Direction: Each line containing the word "this" must be collected.

Provided material:
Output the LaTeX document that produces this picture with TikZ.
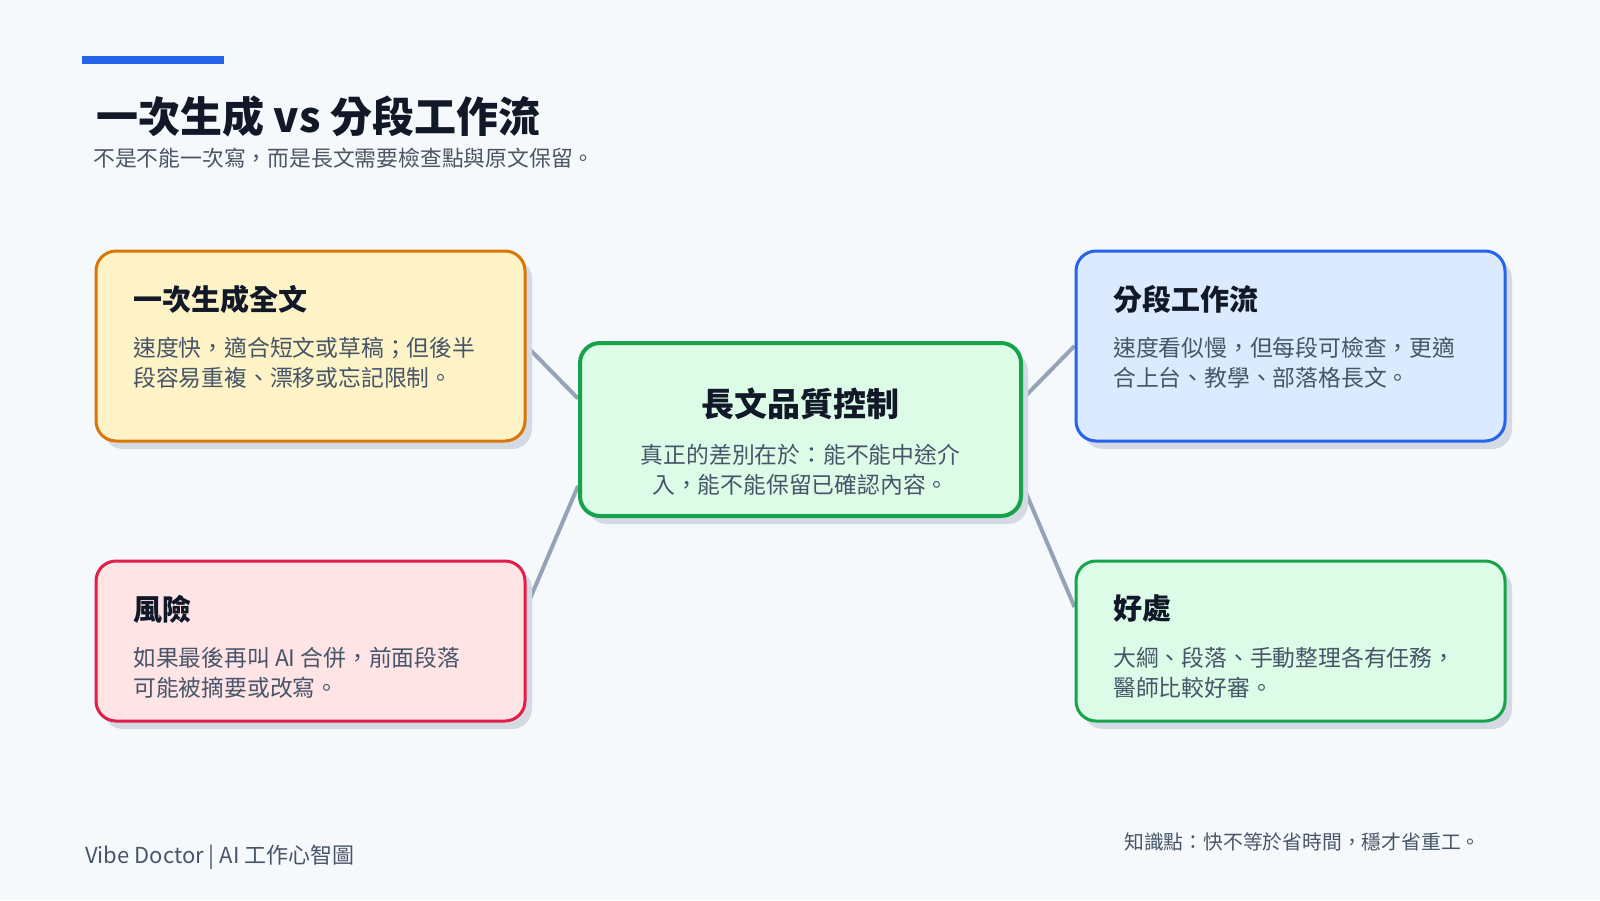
* * *
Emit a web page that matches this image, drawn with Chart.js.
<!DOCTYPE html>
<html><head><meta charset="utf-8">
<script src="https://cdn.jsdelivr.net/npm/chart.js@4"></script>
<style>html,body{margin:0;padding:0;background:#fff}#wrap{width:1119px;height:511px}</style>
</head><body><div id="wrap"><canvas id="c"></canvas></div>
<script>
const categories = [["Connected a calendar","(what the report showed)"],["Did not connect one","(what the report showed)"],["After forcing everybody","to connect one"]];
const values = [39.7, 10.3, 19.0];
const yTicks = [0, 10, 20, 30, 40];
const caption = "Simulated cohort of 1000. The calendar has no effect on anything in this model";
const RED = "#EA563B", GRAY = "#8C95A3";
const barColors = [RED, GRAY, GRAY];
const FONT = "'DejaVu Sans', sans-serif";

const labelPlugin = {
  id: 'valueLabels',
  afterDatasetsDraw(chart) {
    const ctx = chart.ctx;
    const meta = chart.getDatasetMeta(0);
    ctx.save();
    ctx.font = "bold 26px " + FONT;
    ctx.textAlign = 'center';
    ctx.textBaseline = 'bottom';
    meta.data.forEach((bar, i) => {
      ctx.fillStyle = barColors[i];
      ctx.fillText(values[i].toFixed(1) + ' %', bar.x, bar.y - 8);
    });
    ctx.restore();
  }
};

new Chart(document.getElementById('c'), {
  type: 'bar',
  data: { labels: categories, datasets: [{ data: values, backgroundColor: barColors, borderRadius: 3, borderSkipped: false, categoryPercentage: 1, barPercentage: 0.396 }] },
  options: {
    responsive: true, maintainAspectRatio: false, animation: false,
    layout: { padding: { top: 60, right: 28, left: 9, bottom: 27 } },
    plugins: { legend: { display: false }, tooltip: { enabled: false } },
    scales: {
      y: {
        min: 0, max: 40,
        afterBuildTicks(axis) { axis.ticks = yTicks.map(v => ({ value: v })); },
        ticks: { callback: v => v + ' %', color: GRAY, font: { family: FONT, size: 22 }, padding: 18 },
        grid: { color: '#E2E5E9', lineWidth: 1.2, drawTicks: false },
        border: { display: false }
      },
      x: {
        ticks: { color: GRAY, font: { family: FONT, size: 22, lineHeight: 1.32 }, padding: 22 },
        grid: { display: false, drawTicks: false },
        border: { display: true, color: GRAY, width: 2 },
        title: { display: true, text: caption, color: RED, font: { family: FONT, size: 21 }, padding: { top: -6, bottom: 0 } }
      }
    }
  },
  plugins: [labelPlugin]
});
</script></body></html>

Response:
Output the LaTeX document that produces this picture with TikZ.
Emit a web page that matches this image, drawn with Chart.js.
const caption = "Simulated cohort of 1000. The calendar has no effect on anything in this model";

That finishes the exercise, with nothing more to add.